### Task statement
Write out, word for word, every line from the first one through the line that holds "const pmip2High = [23.1, 21.1];", and nothing else; skip the pictures.
⟨
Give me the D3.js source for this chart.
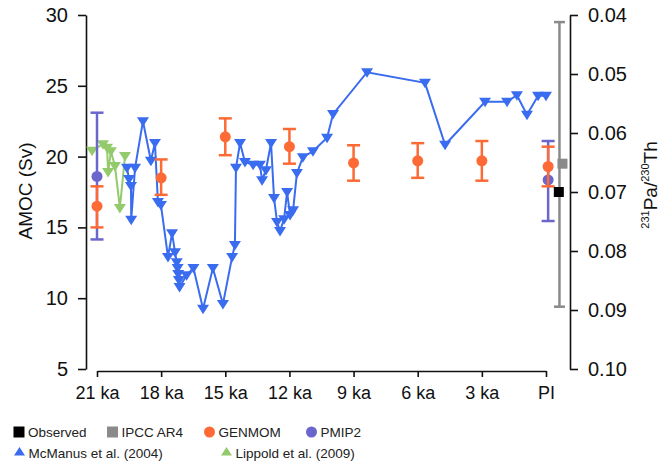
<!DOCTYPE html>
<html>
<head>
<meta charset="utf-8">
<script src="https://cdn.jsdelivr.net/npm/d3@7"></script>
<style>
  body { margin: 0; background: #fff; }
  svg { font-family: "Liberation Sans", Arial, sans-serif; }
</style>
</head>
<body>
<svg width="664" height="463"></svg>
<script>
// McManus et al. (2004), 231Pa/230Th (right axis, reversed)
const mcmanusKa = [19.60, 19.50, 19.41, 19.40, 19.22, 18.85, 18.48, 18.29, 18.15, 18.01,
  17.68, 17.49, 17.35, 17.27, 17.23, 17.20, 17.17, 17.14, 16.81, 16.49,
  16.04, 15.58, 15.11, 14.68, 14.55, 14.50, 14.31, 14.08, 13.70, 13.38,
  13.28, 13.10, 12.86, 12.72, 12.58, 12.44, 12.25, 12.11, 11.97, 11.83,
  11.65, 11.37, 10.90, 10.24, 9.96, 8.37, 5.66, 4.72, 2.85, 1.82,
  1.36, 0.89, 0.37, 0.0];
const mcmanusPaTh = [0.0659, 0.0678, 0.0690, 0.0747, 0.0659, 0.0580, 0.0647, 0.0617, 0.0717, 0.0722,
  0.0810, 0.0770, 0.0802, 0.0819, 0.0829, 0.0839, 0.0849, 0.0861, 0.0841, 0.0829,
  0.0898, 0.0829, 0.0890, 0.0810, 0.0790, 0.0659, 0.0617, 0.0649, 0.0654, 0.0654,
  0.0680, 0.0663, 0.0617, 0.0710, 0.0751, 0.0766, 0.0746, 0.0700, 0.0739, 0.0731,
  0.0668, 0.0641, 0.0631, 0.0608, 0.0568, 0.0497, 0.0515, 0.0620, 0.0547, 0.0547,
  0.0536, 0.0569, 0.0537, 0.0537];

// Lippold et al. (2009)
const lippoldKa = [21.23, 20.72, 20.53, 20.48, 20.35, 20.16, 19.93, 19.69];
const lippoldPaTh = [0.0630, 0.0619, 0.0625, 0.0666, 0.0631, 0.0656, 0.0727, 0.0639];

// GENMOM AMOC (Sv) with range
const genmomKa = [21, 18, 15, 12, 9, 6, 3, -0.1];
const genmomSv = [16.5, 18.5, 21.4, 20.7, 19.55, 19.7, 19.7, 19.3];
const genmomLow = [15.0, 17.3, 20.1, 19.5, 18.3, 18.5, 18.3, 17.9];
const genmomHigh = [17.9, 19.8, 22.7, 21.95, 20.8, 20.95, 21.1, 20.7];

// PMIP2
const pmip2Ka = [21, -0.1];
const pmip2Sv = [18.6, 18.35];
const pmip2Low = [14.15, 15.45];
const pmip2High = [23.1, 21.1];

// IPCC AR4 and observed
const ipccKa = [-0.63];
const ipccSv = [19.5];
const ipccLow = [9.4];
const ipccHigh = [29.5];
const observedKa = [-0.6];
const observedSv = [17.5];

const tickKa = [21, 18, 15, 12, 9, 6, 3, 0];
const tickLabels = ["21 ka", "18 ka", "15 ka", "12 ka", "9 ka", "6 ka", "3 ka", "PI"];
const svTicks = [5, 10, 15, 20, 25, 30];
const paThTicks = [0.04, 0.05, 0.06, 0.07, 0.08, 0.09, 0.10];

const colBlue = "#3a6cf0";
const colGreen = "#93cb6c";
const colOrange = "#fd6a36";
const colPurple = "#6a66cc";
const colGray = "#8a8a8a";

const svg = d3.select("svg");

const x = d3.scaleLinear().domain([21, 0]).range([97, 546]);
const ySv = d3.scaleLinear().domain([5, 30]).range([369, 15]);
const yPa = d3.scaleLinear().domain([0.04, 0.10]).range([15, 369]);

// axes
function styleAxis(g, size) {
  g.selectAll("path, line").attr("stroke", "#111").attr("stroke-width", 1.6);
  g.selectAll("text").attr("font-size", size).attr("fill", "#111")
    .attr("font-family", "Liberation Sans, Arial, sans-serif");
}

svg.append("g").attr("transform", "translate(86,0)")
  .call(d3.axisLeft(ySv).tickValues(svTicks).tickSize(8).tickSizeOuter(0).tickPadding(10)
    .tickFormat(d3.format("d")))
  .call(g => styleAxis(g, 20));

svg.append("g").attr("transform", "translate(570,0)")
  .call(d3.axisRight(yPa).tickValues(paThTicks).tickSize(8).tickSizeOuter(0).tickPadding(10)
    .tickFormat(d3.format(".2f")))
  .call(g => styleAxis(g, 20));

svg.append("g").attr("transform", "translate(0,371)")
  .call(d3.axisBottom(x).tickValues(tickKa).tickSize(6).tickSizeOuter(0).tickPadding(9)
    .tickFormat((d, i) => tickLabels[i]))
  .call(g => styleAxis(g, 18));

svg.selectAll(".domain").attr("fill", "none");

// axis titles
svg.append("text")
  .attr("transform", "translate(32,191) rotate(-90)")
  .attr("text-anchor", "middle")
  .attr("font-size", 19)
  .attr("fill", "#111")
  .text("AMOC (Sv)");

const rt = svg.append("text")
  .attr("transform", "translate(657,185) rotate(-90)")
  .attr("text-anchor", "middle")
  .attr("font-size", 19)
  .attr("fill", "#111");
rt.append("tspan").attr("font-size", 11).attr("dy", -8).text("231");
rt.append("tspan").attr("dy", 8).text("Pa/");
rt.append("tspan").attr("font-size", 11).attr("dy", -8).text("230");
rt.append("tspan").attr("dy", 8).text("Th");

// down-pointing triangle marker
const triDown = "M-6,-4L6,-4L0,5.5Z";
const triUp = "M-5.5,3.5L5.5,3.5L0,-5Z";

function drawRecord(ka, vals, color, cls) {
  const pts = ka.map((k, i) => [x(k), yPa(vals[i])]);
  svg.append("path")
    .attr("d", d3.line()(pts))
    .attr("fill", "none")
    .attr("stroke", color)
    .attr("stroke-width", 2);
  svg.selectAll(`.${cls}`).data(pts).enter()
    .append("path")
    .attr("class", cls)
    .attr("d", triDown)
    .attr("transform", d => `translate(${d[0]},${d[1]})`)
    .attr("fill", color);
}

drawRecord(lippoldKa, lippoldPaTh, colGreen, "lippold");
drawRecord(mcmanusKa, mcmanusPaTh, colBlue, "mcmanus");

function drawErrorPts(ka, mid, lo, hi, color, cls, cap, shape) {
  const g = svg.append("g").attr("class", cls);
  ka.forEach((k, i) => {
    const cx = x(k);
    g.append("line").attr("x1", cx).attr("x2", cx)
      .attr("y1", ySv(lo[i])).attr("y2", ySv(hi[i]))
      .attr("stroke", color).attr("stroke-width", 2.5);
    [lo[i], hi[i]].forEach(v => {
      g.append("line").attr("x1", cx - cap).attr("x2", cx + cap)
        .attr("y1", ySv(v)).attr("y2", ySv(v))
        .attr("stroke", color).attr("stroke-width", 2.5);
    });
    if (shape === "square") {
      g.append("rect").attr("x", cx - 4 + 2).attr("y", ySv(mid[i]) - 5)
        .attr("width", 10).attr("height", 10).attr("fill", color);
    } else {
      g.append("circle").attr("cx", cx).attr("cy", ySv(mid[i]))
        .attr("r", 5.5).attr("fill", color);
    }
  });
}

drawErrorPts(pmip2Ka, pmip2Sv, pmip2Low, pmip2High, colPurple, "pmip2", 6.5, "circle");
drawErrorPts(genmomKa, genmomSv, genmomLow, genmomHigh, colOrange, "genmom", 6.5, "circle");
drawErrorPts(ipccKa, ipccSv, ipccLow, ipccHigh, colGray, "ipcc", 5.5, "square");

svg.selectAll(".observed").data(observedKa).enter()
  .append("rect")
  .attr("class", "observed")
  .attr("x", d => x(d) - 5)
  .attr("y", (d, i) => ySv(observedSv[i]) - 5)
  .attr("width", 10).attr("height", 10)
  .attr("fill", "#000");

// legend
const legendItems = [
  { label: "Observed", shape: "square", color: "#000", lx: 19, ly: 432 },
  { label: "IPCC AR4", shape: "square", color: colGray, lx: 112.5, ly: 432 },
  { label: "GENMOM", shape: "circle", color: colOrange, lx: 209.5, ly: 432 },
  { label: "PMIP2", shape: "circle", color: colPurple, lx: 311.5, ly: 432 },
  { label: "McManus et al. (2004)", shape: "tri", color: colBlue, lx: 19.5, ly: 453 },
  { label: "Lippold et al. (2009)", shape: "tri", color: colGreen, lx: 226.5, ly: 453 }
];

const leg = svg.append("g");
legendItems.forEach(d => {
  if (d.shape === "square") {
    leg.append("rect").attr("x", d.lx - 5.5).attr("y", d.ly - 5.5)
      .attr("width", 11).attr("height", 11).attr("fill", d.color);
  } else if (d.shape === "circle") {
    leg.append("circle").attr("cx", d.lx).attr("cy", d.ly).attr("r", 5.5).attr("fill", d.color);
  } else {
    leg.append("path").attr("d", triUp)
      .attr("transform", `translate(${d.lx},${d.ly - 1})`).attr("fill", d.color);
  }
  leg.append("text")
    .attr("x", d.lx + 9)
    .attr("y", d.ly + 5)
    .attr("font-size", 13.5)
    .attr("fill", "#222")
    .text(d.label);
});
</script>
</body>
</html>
⟩
### Written response
Give me the D3.js source for this chart.
<!DOCTYPE html>
<html>
<head>
<meta charset="utf-8">
<script src="https://cdn.jsdelivr.net/npm/d3@7"></script>
<style>
  body { margin: 0; background: #fff; }
  svg { font-family: "Liberation Sans", Arial, sans-serif; }
</style>
</head>
<body>
<svg width="664" height="463"></svg>
<script>
// McManus et al. (2004), 231Pa/230Th (right axis, reversed)
const mcmanusKa = [19.60, 19.50, 19.41, 19.40, 19.22, 18.85, 18.48, 18.29, 18.15, 18.01,
  17.68, 17.49, 17.35, 17.27, 17.23, 17.20, 17.17, 17.14, 16.81, 16.49,
  16.04, 15.58, 15.11, 14.68, 14.55, 14.50, 14.31, 14.08, 13.70, 13.38,
  13.28, 13.10, 12.86, 12.72, 12.58, 12.44, 12.25, 12.11, 11.97, 11.83,
  11.65, 11.37, 10.90, 10.24, 9.96, 8.37, 5.66, 4.72, 2.85, 1.82,
  1.36, 0.89, 0.37, 0.0];
const mcmanusPaTh = [0.0659, 0.0678, 0.0690, 0.0747, 0.0659, 0.0580, 0.0647, 0.0617, 0.0717, 0.0722,
  0.0810, 0.0770, 0.0802, 0.0819, 0.0829, 0.0839, 0.0849, 0.0861, 0.0841, 0.0829,
  0.0898, 0.0829, 0.0890, 0.0810, 0.0790, 0.0659, 0.0617, 0.0649, 0.0654, 0.0654,
  0.0680, 0.0663, 0.0617, 0.0710, 0.0751, 0.0766, 0.0746, 0.0700, 0.0739, 0.0731,
  0.0668, 0.0641, 0.0631, 0.0608, 0.0568, 0.0497, 0.0515, 0.0620, 0.0547, 0.0547,
  0.0536, 0.0569, 0.0537, 0.0537];

// Lippold et al. (2009)
const lippoldKa = [21.23, 20.72, 20.53, 20.48, 20.35, 20.16, 19.93, 19.69];
const lippoldPaTh = [0.0630, 0.0619, 0.0625, 0.0666, 0.0631, 0.0656, 0.0727, 0.0639];

// GENMOM AMOC (Sv) with range
const genmomKa = [21, 18, 15, 12, 9, 6, 3, -0.1];
const genmomSv = [16.5, 18.5, 21.4, 20.7, 19.55, 19.7, 19.7, 19.3];
const genmomLow = [15.0, 17.3, 20.1, 19.5, 18.3, 18.5, 18.3, 17.9];
const genmomHigh = [17.9, 19.8, 22.7, 21.95, 20.8, 20.95, 21.1, 20.7];

// PMIP2
const pmip2Ka = [21, -0.1];
const pmip2Sv = [18.6, 18.35];
const pmip2Low = [14.15, 15.45];
const pmip2High = [23.1, 21.1];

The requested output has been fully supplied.